Imagino también el desconcierto de Norita en la reunión con la directora, sin saber qué decir (por segunda vez en mi vida!), como justificarme. Mi vieja rompió mi trabajo en pedazos frente a mis ojos perplejos. “Sentate y hacelo de nuevo, poniendo exactamente lo que dice el libro, ni una palabra más. Tu tío no sabe lo que dice…, acá las cosas no son así. Ni se te ocurra repetir esas cosas por ahí, y mucho menos andar probando esas cosas que después quedan tarados para toda la vida…” fue la confusa explicación de Norita frente al flagelo de las drogas y de “esas cosas”.
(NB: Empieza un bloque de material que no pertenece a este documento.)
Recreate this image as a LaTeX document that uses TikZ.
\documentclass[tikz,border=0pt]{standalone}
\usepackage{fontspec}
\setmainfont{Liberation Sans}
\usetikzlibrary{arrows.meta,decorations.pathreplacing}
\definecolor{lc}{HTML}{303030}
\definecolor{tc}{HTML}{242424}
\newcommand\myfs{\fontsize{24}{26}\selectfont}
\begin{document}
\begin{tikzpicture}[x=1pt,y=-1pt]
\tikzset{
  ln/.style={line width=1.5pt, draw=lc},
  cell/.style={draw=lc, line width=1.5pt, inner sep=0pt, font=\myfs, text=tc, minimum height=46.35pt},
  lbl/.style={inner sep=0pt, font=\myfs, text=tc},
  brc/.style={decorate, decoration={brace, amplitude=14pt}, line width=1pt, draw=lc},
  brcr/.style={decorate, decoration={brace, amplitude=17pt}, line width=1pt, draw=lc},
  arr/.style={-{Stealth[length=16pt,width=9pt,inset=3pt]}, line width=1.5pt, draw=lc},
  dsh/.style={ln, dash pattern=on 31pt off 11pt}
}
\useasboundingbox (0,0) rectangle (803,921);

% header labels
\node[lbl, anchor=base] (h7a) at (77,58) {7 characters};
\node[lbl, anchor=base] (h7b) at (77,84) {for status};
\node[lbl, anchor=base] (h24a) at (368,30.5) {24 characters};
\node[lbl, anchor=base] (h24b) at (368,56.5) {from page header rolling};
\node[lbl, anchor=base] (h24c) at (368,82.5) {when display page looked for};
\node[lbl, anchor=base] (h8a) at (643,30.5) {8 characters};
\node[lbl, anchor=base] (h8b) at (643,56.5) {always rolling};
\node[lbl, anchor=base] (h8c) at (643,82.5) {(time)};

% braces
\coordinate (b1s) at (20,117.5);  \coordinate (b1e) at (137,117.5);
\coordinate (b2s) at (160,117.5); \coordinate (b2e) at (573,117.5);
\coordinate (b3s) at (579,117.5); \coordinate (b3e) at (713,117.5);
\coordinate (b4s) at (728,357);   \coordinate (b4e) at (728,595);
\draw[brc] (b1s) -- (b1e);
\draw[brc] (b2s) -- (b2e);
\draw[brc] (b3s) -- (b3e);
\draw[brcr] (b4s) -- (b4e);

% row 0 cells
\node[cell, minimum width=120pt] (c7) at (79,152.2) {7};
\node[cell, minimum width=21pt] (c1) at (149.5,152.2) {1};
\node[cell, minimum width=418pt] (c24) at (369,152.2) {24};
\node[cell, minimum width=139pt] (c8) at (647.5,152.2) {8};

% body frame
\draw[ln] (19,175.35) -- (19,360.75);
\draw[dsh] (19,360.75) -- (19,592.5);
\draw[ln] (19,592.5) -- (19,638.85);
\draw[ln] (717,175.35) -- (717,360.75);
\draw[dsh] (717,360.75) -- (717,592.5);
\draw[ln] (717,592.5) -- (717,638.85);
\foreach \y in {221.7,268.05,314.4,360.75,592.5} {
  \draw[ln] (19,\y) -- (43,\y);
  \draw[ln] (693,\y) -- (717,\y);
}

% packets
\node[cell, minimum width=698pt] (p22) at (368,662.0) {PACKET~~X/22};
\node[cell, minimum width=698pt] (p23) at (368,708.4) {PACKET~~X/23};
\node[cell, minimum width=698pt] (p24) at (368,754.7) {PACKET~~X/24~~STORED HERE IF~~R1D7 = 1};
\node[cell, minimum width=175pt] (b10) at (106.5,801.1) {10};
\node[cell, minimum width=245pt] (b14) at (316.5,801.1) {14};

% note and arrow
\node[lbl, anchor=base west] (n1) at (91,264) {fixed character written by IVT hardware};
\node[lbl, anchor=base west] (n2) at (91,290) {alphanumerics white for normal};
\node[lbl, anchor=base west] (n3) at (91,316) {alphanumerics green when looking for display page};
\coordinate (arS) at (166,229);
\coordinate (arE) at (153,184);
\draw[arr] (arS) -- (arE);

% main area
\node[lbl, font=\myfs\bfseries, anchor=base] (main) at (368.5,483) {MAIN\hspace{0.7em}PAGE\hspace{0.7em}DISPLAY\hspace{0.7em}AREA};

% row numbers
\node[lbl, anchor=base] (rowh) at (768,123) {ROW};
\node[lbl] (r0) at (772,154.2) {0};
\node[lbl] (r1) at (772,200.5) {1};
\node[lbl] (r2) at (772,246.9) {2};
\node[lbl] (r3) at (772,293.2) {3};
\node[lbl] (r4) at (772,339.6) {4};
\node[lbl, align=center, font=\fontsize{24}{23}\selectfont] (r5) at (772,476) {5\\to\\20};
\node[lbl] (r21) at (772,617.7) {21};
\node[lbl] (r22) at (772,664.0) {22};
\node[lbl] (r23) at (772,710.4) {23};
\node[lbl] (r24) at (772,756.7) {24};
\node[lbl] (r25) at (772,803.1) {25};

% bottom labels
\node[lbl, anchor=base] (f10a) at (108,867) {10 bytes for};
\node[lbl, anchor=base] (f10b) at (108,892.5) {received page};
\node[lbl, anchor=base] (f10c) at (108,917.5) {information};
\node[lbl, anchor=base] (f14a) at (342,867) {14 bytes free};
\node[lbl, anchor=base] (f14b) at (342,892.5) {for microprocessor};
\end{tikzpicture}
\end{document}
Años después, encontré en el departamento de mi abuela mientras lo vaciábamos luego de su muerte, una foto de Abel con barba, un poncho debajo del cual asomaban sus piernas peludas y sandalias franciscanas, en una especie de recital o encuentro lleno de rubias con el torso desnudo y flores en el pelo. “Claro, pensé, mirá quién era mi fuente para hacer la tarea…” Nadie de la escuela me dijo nada respecto al trabajo, y al otro día entregué uno nuevo, conciso y concreto, me saqué un “10, te felicito por tu investigación” y aprobé la materia sin sobresaltos.
“Andá a hacerte el Flower Power a otro lado”, le resumió Norita a Abel, que no era tonto y sabía guardar violín en bolsa, si hacía falta, para poder seguir comiendo de garrón.